■ WHAT THE TASK REQUIRES
Only the lines from the start of the entries through the line with "import numpy as np" are wanted; please output them exactly.

━━━━━ RAW DATA

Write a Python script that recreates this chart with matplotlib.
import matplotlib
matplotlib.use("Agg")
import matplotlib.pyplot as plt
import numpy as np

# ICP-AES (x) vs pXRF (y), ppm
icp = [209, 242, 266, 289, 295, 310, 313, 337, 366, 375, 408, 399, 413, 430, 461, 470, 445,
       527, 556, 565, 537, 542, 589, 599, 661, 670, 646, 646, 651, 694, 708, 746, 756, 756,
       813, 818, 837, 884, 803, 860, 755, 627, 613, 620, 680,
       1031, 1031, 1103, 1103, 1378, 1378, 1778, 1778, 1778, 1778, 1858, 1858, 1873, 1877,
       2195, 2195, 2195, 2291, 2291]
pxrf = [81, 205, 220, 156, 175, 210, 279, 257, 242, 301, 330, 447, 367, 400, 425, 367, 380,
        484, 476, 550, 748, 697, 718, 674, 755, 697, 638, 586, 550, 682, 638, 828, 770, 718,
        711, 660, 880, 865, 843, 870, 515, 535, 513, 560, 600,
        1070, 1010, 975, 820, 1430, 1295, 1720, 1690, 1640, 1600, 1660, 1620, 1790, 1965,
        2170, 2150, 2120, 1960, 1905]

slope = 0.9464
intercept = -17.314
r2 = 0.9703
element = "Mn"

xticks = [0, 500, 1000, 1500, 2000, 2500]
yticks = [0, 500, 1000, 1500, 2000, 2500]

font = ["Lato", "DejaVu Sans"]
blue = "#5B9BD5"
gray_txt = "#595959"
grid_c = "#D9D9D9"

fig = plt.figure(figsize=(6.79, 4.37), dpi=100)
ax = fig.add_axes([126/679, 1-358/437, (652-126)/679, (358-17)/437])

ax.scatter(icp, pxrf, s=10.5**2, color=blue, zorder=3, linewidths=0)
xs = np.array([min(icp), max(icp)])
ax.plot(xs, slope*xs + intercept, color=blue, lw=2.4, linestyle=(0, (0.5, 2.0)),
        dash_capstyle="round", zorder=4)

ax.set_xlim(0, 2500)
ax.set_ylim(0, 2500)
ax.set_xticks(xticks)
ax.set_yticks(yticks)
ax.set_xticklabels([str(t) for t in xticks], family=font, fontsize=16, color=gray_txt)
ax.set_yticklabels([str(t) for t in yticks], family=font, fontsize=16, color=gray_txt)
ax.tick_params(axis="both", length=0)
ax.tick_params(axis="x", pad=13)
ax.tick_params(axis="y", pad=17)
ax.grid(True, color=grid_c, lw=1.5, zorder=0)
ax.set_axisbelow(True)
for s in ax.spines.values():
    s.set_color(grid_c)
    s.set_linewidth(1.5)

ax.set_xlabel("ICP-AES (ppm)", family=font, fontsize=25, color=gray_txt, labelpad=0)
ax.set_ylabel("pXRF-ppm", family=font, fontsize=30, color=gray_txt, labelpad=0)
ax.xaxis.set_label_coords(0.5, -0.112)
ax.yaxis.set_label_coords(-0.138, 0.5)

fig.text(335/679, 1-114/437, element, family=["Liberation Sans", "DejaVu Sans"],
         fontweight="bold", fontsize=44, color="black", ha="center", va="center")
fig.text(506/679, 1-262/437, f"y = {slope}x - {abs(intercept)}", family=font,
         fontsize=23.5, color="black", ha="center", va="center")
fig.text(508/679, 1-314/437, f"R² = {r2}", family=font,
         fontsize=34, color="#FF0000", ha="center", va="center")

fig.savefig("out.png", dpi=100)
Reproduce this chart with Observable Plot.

━━━━━━━━━━

■ FULL ANSWER
Write a Python script that recreates this chart with matplotlib.
import matplotlib
matplotlib.use("Agg")
import matplotlib.pyplot as plt
import numpy as np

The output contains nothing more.